In reality, neither of these conclusions tells the whole story. Each reduces complicated individual sexuality into paradigms based on perceived trends and tendencies. In the first paradigm, women are complicated and emotional while men are simple, sex driven and carnal. In the second, the varied and complicated intersections of sexuality, relationships and emotional connections are simplified to only a few sentences. (Get some great casual sex tips in 11 Rules for Smart, Safe and Sexy Hookups.)

Negotiating the Non-Relationship

So here's what the real world looks like: People are complicated, and sexuality and sexual expression are personalized preferences that can’t be boiled down to one or two adjectives. Individuals are outliers, not averages, and many of them have vastly different sexual and emotional boundaries from one another.

That means sex - no matter how casual - is always within the context of some kind of relationship. Is your partner an ex? A friend? A friend of a friend? A casual acquaintance? A coworker? An old flame? A perfect stranger? Instead of applying outdated paradigms to our sexual desires or blindly groping our way through unquestioned sexual empowerment, couldn’t we just ... talk to our partners? If sex and sexual consent are a negotiation, shouldn’t the parameters of the sexual relationship also be a sort of negotiation?

The Future of Booty Calls?

I was recounting the details of my latest fling to a close friend. I had no idea where it was going - or even where I wanted it to go. I just knew that it was new, exciting, fun, sexy and felt amazing.

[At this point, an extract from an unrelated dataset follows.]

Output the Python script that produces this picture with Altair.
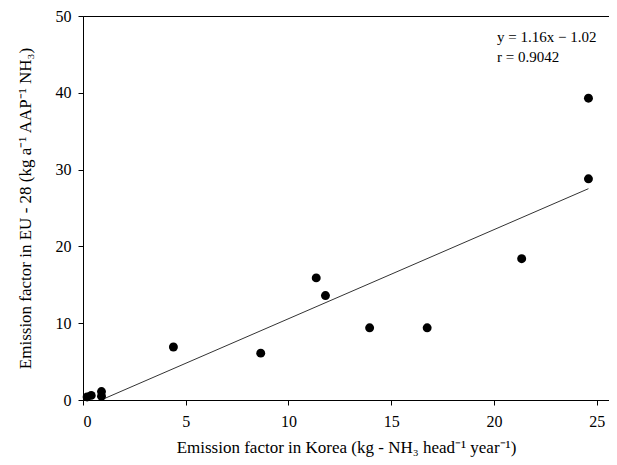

"That’s great," my friend said. "Do you think this could turn into something real?"

Our culture places enormous privilege on heterosexual monogamy over other types of relationships. But really, what is a real relationship? Gay marriage has only recently been legalized in the United States. Polygamy and polyamory - especially in the context of marriage - are frequently frowned upon or hidden away from view. Any relationship that isn’t on an express trajectory toward monogamy followed shortly by marriage is often dismissed as an insignificant phase. But it isn't like those flings didn't happen. For a moment, they were real people, and even if only for a moment, there was a connection.

Where does that leave those of us who aren’t ready for monogamy or marriage, and might never be? Maybe it's because we haven’t met that person. Or we can’t decide on one. Or we're consumed with jobs, lives, non-traditional families and desires that are far more realistic when imagined without familial responsibilities.

Still, we crave sex. And no matter how tired we are, there will text messages at one in the morning.

Are you awake?


Can you come over?


We’ll be happy to see them - won't be able to wait to touch them and fuck them - because in addition to sexual satisfaction, we want to feel the intimacy, confidence, adventure and rush of excitement that comes with sex.

So, even if all this is over before the sun comes up, is there anything that isn’t "real" about that?